Copy the lines from the start of the records below through the line containing "const valueTicks = [0.0, 0.1, 0.2, 0.3, 0.4];", both included, and leave out the pictures.

◇ ◇ ◇ ◇ ◇ ◇ ◇

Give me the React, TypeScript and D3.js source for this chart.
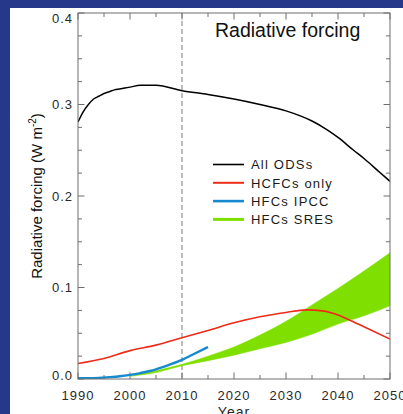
import React from "react";
import * as d3 from "d3";

// values
const odsYears = [1990, 1991, 1992, 1993, 1994, 1995, 1996, 1997, 1998, 2000, 2002, 2004, 2005, 2010, 2015, 2020, 2025, 2030, 2033, 2035, 2038, 2040, 2043, 2045, 2048, 2050];
const odsValues = [0.281, 0.292, 0.3, 0.306, 0.309, 0.312, 0.314, 0.316, 0.317, 0.319, 0.321, 0.321, 0.321, 0.315, 0.311, 0.306, 0.3, 0.293, 0.287, 0.282, 0.272, 0.264, 0.25, 0.241, 0.226, 0.216];

const hcfcYears = [1990, 1995, 2000, 2005, 2010, 2015, 2020, 2025, 2030, 2034, 2037, 2040, 2042, 2045, 2050];
const hcfcValues = [0.017, 0.0225, 0.031, 0.037, 0.045, 0.053, 0.0614, 0.068, 0.0727, 0.0755, 0.0745, 0.07, 0.065, 0.057, 0.0436];

const ipccYears = [1990, 1992, 1994, 1996, 1998, 2000, 2002, 2004, 2006, 2008, 2010, 2012, 2015];
const ipccValues = [0.001, 0.001, 0.0012, 0.002, 0.003, 0.0045, 0.0065, 0.009, 0.0125, 0.0165, 0.021, 0.0265, 0.035];

const sresYears = [2000, 2005, 2010, 2015, 2020, 2025, 2030, 2035, 2040, 2045, 2050];
const sresLow = [0.003, 0.007, 0.0145, 0.02, 0.026, 0.033, 0.04, 0.049, 0.06, 0.069, 0.08];
const sresHigh = [0.003, 0.009, 0.016, 0.025, 0.035, 0.048, 0.063, 0.081, 0.099, 0.118, 0.138];

const yearTicks = [1990, 2000, 2010, 2020, 2030, 2040, 2050];
const valueTicks = [0.0, 0.1, 0.2, 0.3, 0.4];

const legendItems = [
  { label: "All ODSs", color: "#000000", width: 1.6 },
  { label: "HCFCs only", color: "#ee2b17", width: 2 },
  { label: "HFCs IPCC", color: "#1689cf", width: 2.6 },
  { label: "HFCs SRES", color: "#7fe000", width: 3 },
];

const W = 403;
const H = 414;
const left = 78;
const right = 390;
const top = 13;
const bottom = 379;
const font = "'Liberation Sans', Arial, Helvetica, sans-serif";

export default function App() {
  const x = d3.scaleLinear().domain([1990, 2050]).range([left, right]);
  const y = d3.scaleLinear().domain([0, 0.4]).range([bottom, top]);

  const line = (xs: number[], vs: number[]) =>
    d3
      .line<number>()
      .x((_, i) => x(xs[i]))
      .y((d) => y(d))
      .curve(d3.curveMonotoneX)(vs) as string;

  const band = d3
    .area<number>()
    .x((_, i) => x(sresYears[i]))
    .y0((_, i) => y(sresLow[i]))
    .y1((_, i) => y(sresHigh[i]))
    .curve(d3.curveMonotoneX)(sresYears) as string;

  const minorYears = d3.range(1990, 2051, 5);
  const minorVals = d3.range(0, 0.4001, 0.025);
  const axisColor = "#6e6e6e";
  const textColor = "#2a2a2a";

  return (
    <svg
      width={W}
      height={H}
      style={{ position: "fixed", left: 0, top: 0, display: "block" }}
      fontFamily={font}
    >
      <rect x={0} y={0} width={W} height={H} fill="#25388a" />
      <rect x={10} y={8} width={W - 10} height={H - 8} fill="#ffffff" />

      <defs>
        <clipPath id="plot">
          <rect x={left} y={top} width={right - left} height={bottom - top} />
        </clipPath>
      </defs>

      {/* ticks, all drawn inward */}
      {minorYears.map((yr) => {
        const len = yr % 10 === 0 ? 6.5 : 4;
        return (
          <g key={"xt" + yr} stroke={axisColor} strokeWidth={1}>
            <line x1={x(yr)} x2={x(yr)} y1={bottom} y2={bottom - len} />
            <line x1={x(yr)} x2={x(yr)} y1={top} y2={top + len} />
          </g>
        );
      })}
      {minorVals.map((v, i) => {
        const len = i % 4 === 0 ? 6.5 : 4;
        return (
          <g key={"yt" + i} stroke={axisColor} strokeWidth={1}>
            <line x1={left} x2={left + len} y1={y(v)} y2={y(v)} />
            <line x1={right} x2={right - len} y1={y(v)} y2={y(v)} />
          </g>
        );
      })}

      {/* 2010 marker */}
      <line
        x1={x(2010)}
        x2={x(2010)}
        y1={top}
        y2={bottom}
        stroke="#7a7a7a"
        strokeWidth={1}
        strokeDasharray="5,3"
      />

      <g clipPath="url(#plot)">
        <path d={band} fill="#7fe000" stroke="#7fe000" strokeWidth={0.5} />
        <path d={line(hcfcYears, hcfcValues)} fill="none" stroke="#ee2b17" strokeWidth={1.6} />
        <path d={line(ipccYears, ipccValues)} fill="none" stroke="#1689cf" strokeWidth={2.4} />
        <path d={line(odsYears, odsValues)} fill="none" stroke="#000" strokeWidth={1.5} />
      </g>

      <rect
        x={left}
        y={top}
        width={right - left}
        height={bottom - top}
        fill="none"
        stroke={axisColor}
        strokeWidth={1}
      />

      {/* tick labels */}
      {yearTicks.map((yr) => (
        <text
          key={"xl" + yr}
          x={x(yr)}
          y={400}
          fontSize={13}
          letterSpacing={1}
          textAnchor="middle"
          fill={textColor}
        >
          {yr}
        </text>
      ))}
      {valueTicks.map((v) => {
        const cy = Math.max(top + 5, Math.min(bottom - 4, y(v)));
        return (
          <text
            key={"yl" + v}
            x={73}
            y={cy + 4.5}
            fontSize={13}
            letterSpacing={1}
            textAnchor="end"
            fill={textColor}
          >
            {v.toFixed(1)}
          </text>
        );
      })}

      <text x={(left + right) / 2} y={417} fontSize={14} letterSpacing={1} textAnchor="middle" fill={textColor}>
        Year
      </text>
      <text
        transform={`translate(42,${(top + bottom) / 2}) rotate(-90)`}
        fontSize={15}
        textAnchor="middle"
        fill="#111"
      >
        Radiative forcing (W m
        <tspan dy={-6} fontSize={10}>-2</tspan>
        <tspan dy={6}>)</tspan>
      </text>

      <text x={215} y={37} fontSize={19.5} fill="#111">
        Radiative forcing
      </text>

      {legendItems.map((item, i) => {
        const ly = 164.5 + i * 18.3;
        return (
          <g key={item.label}>
            <line x1={213} x2={244} y1={ly} y2={ly} stroke={item.color} strokeWidth={item.width} />
            <text x={251} y={ly + 4.8} fontSize={13} letterSpacing={1.2} fill="#1a1a1a">
              {item.label}
            </text>
          </g>
        );
      })}
    </svg>
  );
}
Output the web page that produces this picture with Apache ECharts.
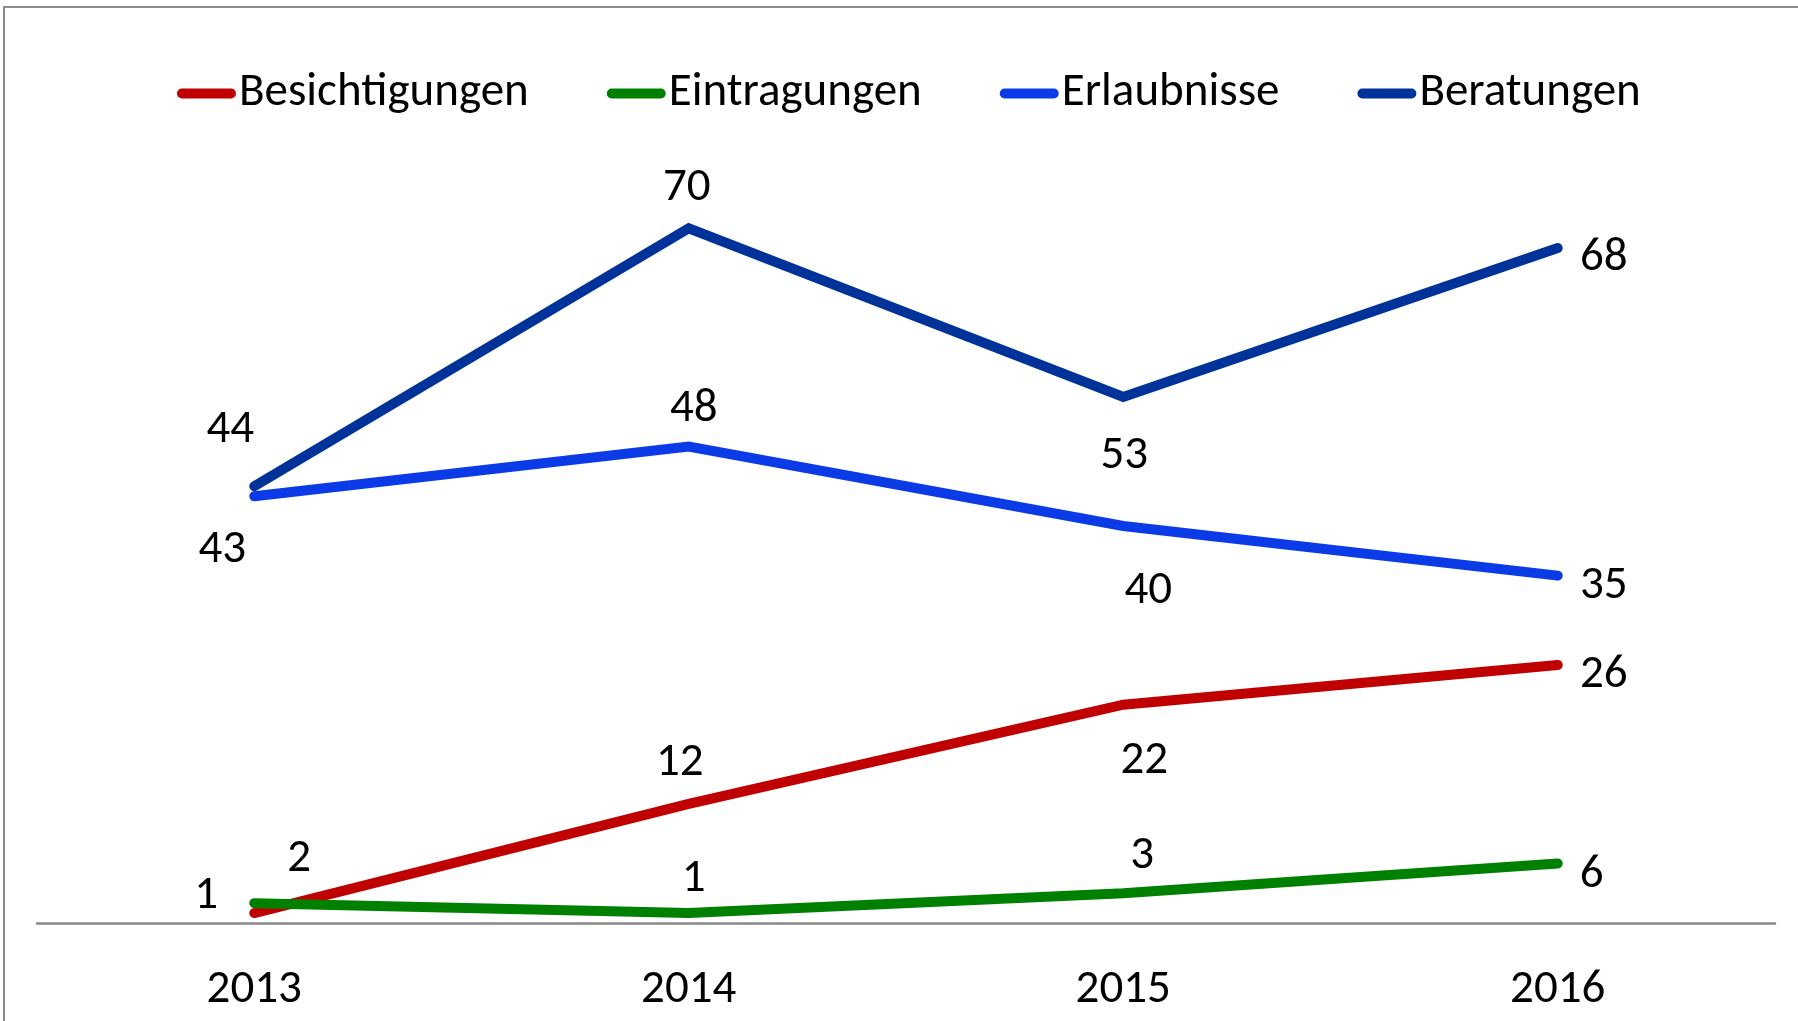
<!DOCTYPE html>
<html>
<head>
<meta charset="utf-8">
<script src="https://cdn.jsdelivr.net/npm/echarts@6/dist/echarts.min.js"></script>
<style>
  html, body { margin: 0; padding: 0; background: #fff; }
  #chart { width: 1798px; height: 1021px; }
</style>
</head>
<body>
<div id="chart"></div>
<script>
const years = ['2013', '2014', '2015', '2016'];

const besichtigungen = [1, 12, 22, 26];
const eintragungen = [2, 1, 3, 6];
const erlaubnisse = [43, 48, 40, 35];
const beratungen = [44, 70, 53, 68];

// label offsets (px) relative to each point, as placed in the original
const offsBesichtigungen = [[-48, -17], [-9, -41], [21, 57], [46, 10]];
const offsEintragungen = [[45, -44], [5, -34], [19, -37], [34, 12]];
const offsErlaubnisse = [[-32, 54], [5, -37], [25, 65], [46, 11]];
const offsBeratungen = [[-24, -56], [-2, -40], [1, 59], [46, 10]];

const FONT = "Carlito, 'Liberation Sans Narrow', 'Open Sans', sans-serif";
const FONT_SIZE = 47;

function withLabels(values, offsets) {
  return values.map((v, i) => ({
    value: v,
    label: { offset: offsets[i] }
  }));
}

function lineSeries(name, color, values, offsets) {
  return {
    name,
    type: 'line',
    data: withLabels(values, offsets),
    symbol: 'circle',
    symbolSize: 1,
    itemStyle: { color },
    lineStyle: { color, width: 10, cap: 'round', join: 'miter' },
    label: {
      show: true,
      position: 'inside',
      color: '#000',
      fontSize: FONT_SIZE,
      fontFamily: FONT
    },
    emphasis: { disabled: true },
    animation: false
  };
}

const legendIcon = 'path://M5,0 L55,0 A5,5 0 0 1 55,10 L5,10 A5,5 0 0 1 5,0 Z';

const chart = echarts.init(document.getElementById('chart'));
chart.setOption({
  animation: false,
  graphic: [
    {
      type: 'rect',
      shape: { x: 4, y: 7, width: 1900, height: 1100 },
      style: { fill: 'none', stroke: '#8c8c8c', lineWidth: 2 },
      silent: true
    }
  ],
  legend: {
    left: 172,
    top: 65,
    itemWidth: 59,
    itemHeight: 10,
    itemGap: 78,
    icon: legendIcon,
    textStyle: { fontSize: FONT_SIZE, fontFamily: FONT, color: '#000', padding: [0, 0, 0, -2] },
    data: ['Besichtigungen', 'Eintragungen', 'Erlaubnisse', 'Beratungen']
  },
  grid: { left: 37, right: 23, top: 129, bottom: 98 },
  xAxis: {
    type: 'category',
    data: years,
    boundaryGap: true,
    axisLine: { lineStyle: { color: '#898989', width: 2.5 } },
    axisTick: { show: false },
    axisLabel: { color: '#000', fontSize: FONT_SIZE, fontFamily: FONT, margin: 44 }
  },
  yAxis: {
    type: 'value',
    min: 0,
    max: 80,
    show: false,
    splitLine: { show: false }
  },
  series: [
    lineSeries('Besichtigungen', '#c00000', besichtigungen, offsBesichtigungen),
    lineSeries('Eintragungen', '#008000', eintragungen, offsEintragungen),
    lineSeries('Erlaubnisse', '#0a3be6', erlaubnisse, offsErlaubnisse),
    lineSeries('Beratungen', '#003399', beratungen, offsBeratungen)
  ]
});
</script>
</body>
</html>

◇ ◇ ◇ ◇ ◇ ◇ ◇

Response:
Give me the React, TypeScript and D3.js source for this chart.
import React from "react";
import * as d3 from "d3";

// values
const odsYears = [1990, 1991, 1992, 1993, 1994, 1995, 1996, 1997, 1998, 2000, 2002, 2004, 2005, 2010, 2015, 2020, 2025, 2030, 2033, 2035, 2038, 2040, 2043, 2045, 2048, 2050];
const odsValues = [0.281, 0.292, 0.3, 0.306, 0.309, 0.312, 0.314, 0.316, 0.317, 0.319, 0.321, 0.321, 0.321, 0.315, 0.311, 0.306, 0.3, 0.293, 0.287, 0.282, 0.272, 0.264, 0.25, 0.241, 0.226, 0.216];

const hcfcYears = [1990, 1995, 2000, 2005, 2010, 2015, 2020, 2025, 2030, 2034, 2037, 2040, 2042, 2045, 2050];
const hcfcValues = [0.017, 0.0225, 0.031, 0.037, 0.045, 0.053, 0.0614, 0.068, 0.0727, 0.0755, 0.0745, 0.07, 0.065, 0.057, 0.0436];

const ipccYears = [1990, 1992, 1994, 1996, 1998, 2000, 2002, 2004, 2006, 2008, 2010, 2012, 2015];
const ipccValues = [0.001, 0.001, 0.0012, 0.002, 0.003, 0.0045, 0.0065, 0.009, 0.0125, 0.0165, 0.021, 0.0265, 0.035];

const sresYears = [2000, 2005, 2010, 2015, 2020, 2025, 2030, 2035, 2040, 2045, 2050];
const sresLow = [0.003, 0.007, 0.0145, 0.02, 0.026, 0.033, 0.04, 0.049, 0.06, 0.069, 0.08];
const sresHigh = [0.003, 0.009, 0.016, 0.025, 0.035, 0.048, 0.063, 0.081, 0.099, 0.118, 0.138];

const yearTicks = [1990, 2000, 2010, 2020, 2030, 2040, 2050];
const valueTicks = [0.0, 0.1, 0.2, 0.3, 0.4];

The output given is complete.